DATA >>
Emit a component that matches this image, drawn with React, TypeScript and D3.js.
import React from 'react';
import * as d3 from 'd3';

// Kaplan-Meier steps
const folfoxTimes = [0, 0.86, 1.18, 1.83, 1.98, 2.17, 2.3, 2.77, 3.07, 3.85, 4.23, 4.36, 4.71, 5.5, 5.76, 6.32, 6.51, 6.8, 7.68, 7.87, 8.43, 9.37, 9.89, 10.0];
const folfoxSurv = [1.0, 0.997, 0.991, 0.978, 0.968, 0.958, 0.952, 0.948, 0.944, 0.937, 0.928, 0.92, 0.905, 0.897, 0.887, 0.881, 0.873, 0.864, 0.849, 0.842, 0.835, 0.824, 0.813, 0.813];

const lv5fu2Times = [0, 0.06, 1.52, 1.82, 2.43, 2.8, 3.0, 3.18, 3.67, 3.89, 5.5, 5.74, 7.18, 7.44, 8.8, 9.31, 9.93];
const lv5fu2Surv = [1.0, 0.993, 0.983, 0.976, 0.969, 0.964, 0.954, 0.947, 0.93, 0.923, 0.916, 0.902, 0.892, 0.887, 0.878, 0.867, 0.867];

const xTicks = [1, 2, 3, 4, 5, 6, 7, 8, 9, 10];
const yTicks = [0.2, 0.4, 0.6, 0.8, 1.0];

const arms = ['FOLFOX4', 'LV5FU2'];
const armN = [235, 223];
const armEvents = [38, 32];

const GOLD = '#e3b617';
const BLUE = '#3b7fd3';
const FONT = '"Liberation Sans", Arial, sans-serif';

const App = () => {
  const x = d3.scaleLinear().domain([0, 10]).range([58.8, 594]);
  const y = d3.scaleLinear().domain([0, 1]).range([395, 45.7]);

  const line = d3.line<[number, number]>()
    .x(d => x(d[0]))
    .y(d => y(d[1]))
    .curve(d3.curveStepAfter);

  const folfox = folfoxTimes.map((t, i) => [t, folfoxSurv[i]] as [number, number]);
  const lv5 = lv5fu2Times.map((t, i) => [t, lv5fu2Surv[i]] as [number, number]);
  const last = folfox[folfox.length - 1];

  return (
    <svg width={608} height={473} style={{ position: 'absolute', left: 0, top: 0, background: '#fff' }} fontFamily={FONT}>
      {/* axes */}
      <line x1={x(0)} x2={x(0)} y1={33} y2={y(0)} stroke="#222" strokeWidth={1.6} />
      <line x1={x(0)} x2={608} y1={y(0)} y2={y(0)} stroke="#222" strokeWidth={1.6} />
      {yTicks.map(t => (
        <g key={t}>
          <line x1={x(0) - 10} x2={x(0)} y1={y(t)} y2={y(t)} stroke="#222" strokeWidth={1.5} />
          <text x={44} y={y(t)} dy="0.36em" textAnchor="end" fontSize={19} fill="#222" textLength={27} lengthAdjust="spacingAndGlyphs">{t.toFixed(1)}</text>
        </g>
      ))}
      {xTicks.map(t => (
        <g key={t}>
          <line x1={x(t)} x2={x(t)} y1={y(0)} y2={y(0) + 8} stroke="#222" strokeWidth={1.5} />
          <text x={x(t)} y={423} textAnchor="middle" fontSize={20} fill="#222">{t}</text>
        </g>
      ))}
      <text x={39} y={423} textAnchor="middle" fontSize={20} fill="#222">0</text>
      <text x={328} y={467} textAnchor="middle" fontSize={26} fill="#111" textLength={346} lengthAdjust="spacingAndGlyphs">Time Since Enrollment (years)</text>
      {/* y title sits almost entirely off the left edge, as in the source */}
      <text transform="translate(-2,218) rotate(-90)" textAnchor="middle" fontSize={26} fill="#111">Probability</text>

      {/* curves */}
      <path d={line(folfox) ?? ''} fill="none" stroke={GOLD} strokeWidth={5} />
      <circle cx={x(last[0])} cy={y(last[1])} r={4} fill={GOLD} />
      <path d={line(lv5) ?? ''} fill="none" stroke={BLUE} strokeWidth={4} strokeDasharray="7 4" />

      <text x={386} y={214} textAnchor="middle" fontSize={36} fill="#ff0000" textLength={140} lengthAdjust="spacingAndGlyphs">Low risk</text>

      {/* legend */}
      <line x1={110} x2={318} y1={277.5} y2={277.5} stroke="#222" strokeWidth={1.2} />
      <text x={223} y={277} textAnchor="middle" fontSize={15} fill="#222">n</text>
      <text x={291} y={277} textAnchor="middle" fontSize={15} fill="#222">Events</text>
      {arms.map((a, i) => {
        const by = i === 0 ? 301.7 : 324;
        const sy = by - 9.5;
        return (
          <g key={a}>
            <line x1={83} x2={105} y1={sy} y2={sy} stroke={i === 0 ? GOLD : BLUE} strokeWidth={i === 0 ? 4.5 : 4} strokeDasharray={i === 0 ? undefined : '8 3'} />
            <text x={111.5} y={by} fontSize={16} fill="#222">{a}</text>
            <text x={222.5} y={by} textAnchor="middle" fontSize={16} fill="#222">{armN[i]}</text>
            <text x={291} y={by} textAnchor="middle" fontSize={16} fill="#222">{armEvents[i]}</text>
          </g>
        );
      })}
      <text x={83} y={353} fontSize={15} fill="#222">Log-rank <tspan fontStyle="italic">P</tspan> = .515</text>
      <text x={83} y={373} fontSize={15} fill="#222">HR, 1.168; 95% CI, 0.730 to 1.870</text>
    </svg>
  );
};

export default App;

EXERCISE OBJECTIVE >> Return exactly the leading lines of the listing, stopping after the line in which "import * as d3 from 'd3';" occurs.

REPLY TO THE EXERCISE >>
Emit a component that matches this image, drawn with React, TypeScript and D3.js.
import React from 'react';
import * as d3 from 'd3';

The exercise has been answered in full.